Seed Ordering 2020: Apple Varieties
By Elspeth Hay
Brent Hemeon has five acres in Harwich. And everywhere you look, there are apple trees.
He has around 175 of them. He started his garden in 1990, but then it got big. "Too big,” he says.
I asked Brent for recommendations for apple trees for someone who'd like to start an orchard.
He recommended honeycrisp and Macouns. He also mentioned fireside, a small apple, a "very good apple." And also a golden apple that's called Sun Gold. They’re a long-lasting apple and according to Brent, they’re "very, very, very delicious.” I love the name Fireside—they’re dessert apples, and it’s easy to imagine cozying up with one after dinner by the wood stove. Sun Golds are new, descended from the Golden Delicious, and quite tart. Brent says one thing to watch out for when you’re planting trees is how soon they’re predicted to bear fruit.
“I put in some trees years ago, and they were Northern Spies, and I said geez, when are these things ever going to produce? 12 years later. That’s how long it took, I was gonna cut em down, and then I read up on em, and saw oh, it takes 10-12 years, and now they’re doing well.”
Some trees bear in less than two years, others on average take six to ten. Northern Spies might take a long time fruit, but they’re cold-hardy, vigorous, and relatively large. Also, one tree catalog I found called their fruit “the best apples ever to grace a pie.” Brent says in addition to being excellent for cooking, Northern Spies are good keepers, and this is something he looks for in his apple varieties.

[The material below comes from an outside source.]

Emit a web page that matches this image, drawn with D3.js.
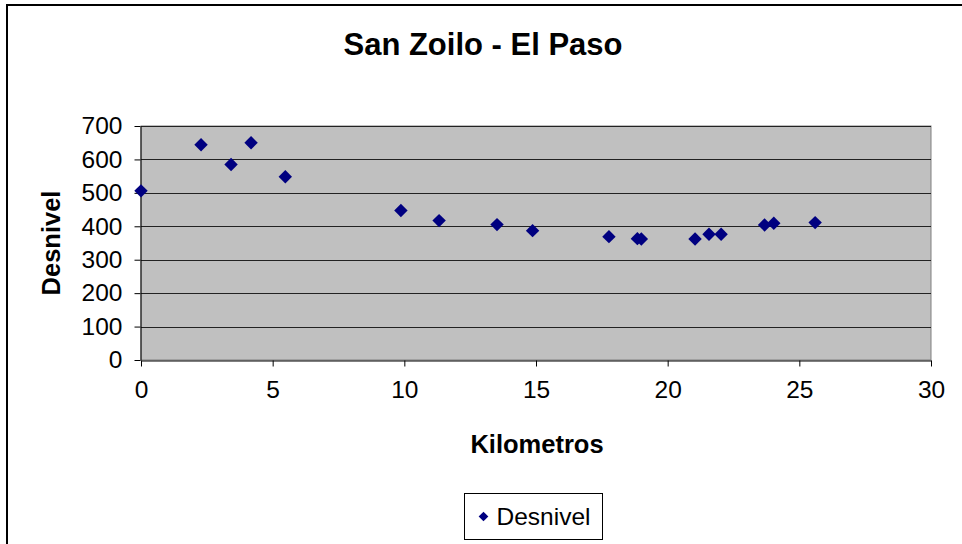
<!DOCTYPE html>
<html>
<head>
<meta charset="utf-8">
<script src="https://cdn.jsdelivr.net/npm/d3@7"></script>
<style>
  body { margin: 0; background: #fff; }
  svg text { font-family: Arial, "Liberation Sans", sans-serif; }
</style>
</head>
<body>
<div id="chart"></div>
<script>
// data
const kilometros = [0, 2.28, 3.42, 4.18, 5.48, 9.87, 11.32, 13.52, 14.87, 17.77, 18.85, 19.0, 21.04, 21.57, 22.03, 23.68, 24.03, 25.6];
const desnivel   = [506, 644, 585, 650, 548, 447, 417, 405, 387, 369, 363, 362, 362, 376, 376, 404, 409, 411];
const xTicks = [0, 5, 10, 15, 20, 25, 30];
const yTicks = [0, 100, 200, 300, 400, 500, 600, 700];

const points = kilometros.map((k, i) => ({ k, d: desnivel[i] }));

const width = 962, height = 544;
const plot = { left: 141, right: 931, top: 126, bottom: 360 };

const svg = d3.select("#chart").append("svg")
    .attr("width", width)
    .attr("height", height);

// outer frame (left + top only visible)
svg.append("path")
    .attr("d", `M7,${height} V5 H${width}`)
    .attr("fill", "none")
    .attr("stroke", "#000")
    .attr("stroke-width", 2);

const x = d3.scaleLinear().domain([0, 30]).range([plot.left, plot.right]);
const y = d3.scaleLinear().domain([0, 700]).range([plot.bottom, plot.top]);

// plot background
svg.append("rect")
    .attr("x", plot.left).attr("y", plot.top)
    .attr("width", plot.right - plot.left)
    .attr("height", plot.bottom - plot.top)
    .attr("fill", "#c0c0c0")
    .attr("stroke", "#808080")
    .attr("stroke-width", 1);

// gridlines
svg.append("g")
    .selectAll("line")
    .data(yTicks.filter(t => t > 0))
    .join("line")
    .attr("x1", plot.left).attr("x2", plot.right)
    .attr("y1", d => Math.round(y(d)) + 0.5)
    .attr("y2", d => Math.round(y(d)) + 0.5)
    .attr("stroke", "#222")
    .attr("stroke-width", 1);

// y axis
const yAxis = svg.append("g")
    .attr("transform", `translate(${plot.left - 0.5},0)`)
    .call(d3.axisLeft(y).tickValues(yTicks).tickSize(6).tickSizeOuter(0).tickPadding(12));
yAxis.select(".domain").attr("stroke", "#000");
yAxis.selectAll("line").attr("stroke", "#000");
yAxis.selectAll("text")
    .style("font-size", "24.5px")
    .attr("fill", "#000");

// x axis
const xAxis = svg.append("g")
    .attr("transform", `translate(0,${plot.bottom + 0.5})`)
    .call(d3.axisBottom(x).tickValues(xTicks).tickSize(6).tickSizeOuter(0).tickPadding(14));
xAxis.select(".domain").attr("stroke", "#000");
xAxis.selectAll("line").attr("stroke", "#000");
xAxis.selectAll("text")
    .style("font-size", "24.5px")
    .attr("fill", "#000");

// markers
const diamond = d3.symbol().type(d3.symbolDiamond2).size(115);
svg.append("g")
    .selectAll("path")
    .data(points)
    .join("path")
    .attr("d", diamond)
    .attr("transform", d => `translate(${x(d.k)},${y(d.d)})`)
    .attr("fill", "#000080");

// title
svg.append("text")
    .attr("x", 483).attr("y", 55)
    .attr("text-anchor", "middle")
    .style("font-size", "31px")
    .style("font-weight", "bold")
    .text("San Zoilo - El Paso");

// axis titles
svg.append("text")
    .attr("x", (plot.left + plot.right) / 2 + 1).attr("y", 453)
    .attr("text-anchor", "middle")
    .style("font-size", "25.5px")
    .style("font-weight", "bold")
    .text("Kilometros");

svg.append("text")
    .attr("transform", `translate(60,${243}) rotate(-90)`)
    .attr("text-anchor", "middle")
    .style("font-size", "25.5px")
    .style("font-weight", "bold")
    .text("Desnivel");

// legend
const legend = svg.append("g").attr("transform", "translate(464.5,493.5)");
legend.append("rect")
    .attr("width", 138).attr("height", 46)
    .attr("fill", "#fff")
    .attr("stroke", "#000");
legend.append("path")
    .attr("d", d3.symbol().type(d3.symbolDiamond2).size(60))
    .attr("transform", "translate(19,23)")
    .attr("fill", "#000080");
legend.append("text")
    .attr("x", 32).attr("y", 31)
    .style("font-size", "24.5px")
    .text("Desnivel");
</script>
</body>
</html>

“Suncrisp and a Goldrush, will keep for extended period of time. I’ve got a walk in cooler down in the basement and I would have to say that they would probably last 4-6 months at least, maybe longer, but it’s nice to have an apple this time of the year and say wow, it’s still good!”
Suncrisps and Goldrushes are both yellow apples—and some people say they taste better after several weeks or even months of cold storage. It turns out apples don’t die when they’re harvested—they stop getting nutrients from the tree, but they keep respiring—breathing, like any living thing. And at temperatures just above freezing, they go into a sort of living hibernation that slowly converts some of their starches into sugars.
Brent says while he likes to experiment with apple varieties, not all of the customers that come to his farm stand feel the same.
He has apples in his orchard that people won’t try. It drives him crazy.
The Haralson for instance, is a beautiful big apple, it’s very good for dessert or a baked apple. He also has Mutzus, which is a green apple, which is really good for pies; it’s hard and very firm.
“It’s one of these things, you know you can tell people. Sometimes I’ll give em an apple, ‘Just try it,’ and they says, ‘Oh my god, that’s good!’”
The thing is most of us are only familiar with a handful of apple varieties. But two hundred years ago, there were more than 14,000 kinds of apples growing in the Northeast United States. That number dropped to less than a hundred in the mid 1900s, but in recent years has been steadily on the rise again. Today, there are at least 7500, maybe as many as 10,000 apple varieties. Brent Hemeon says however you eat them, he’s found every kind is worth a try.
“Apple crisp, apple sauce, just apples, like Granny Smith I like em with salt on em, cause they’re sour, sweetens em up a little. But I mean there’s all different varieties for this and that. I don’t know who could eat 10,000 different kinds of apples, (chuckles). Well, you know, give it a try.”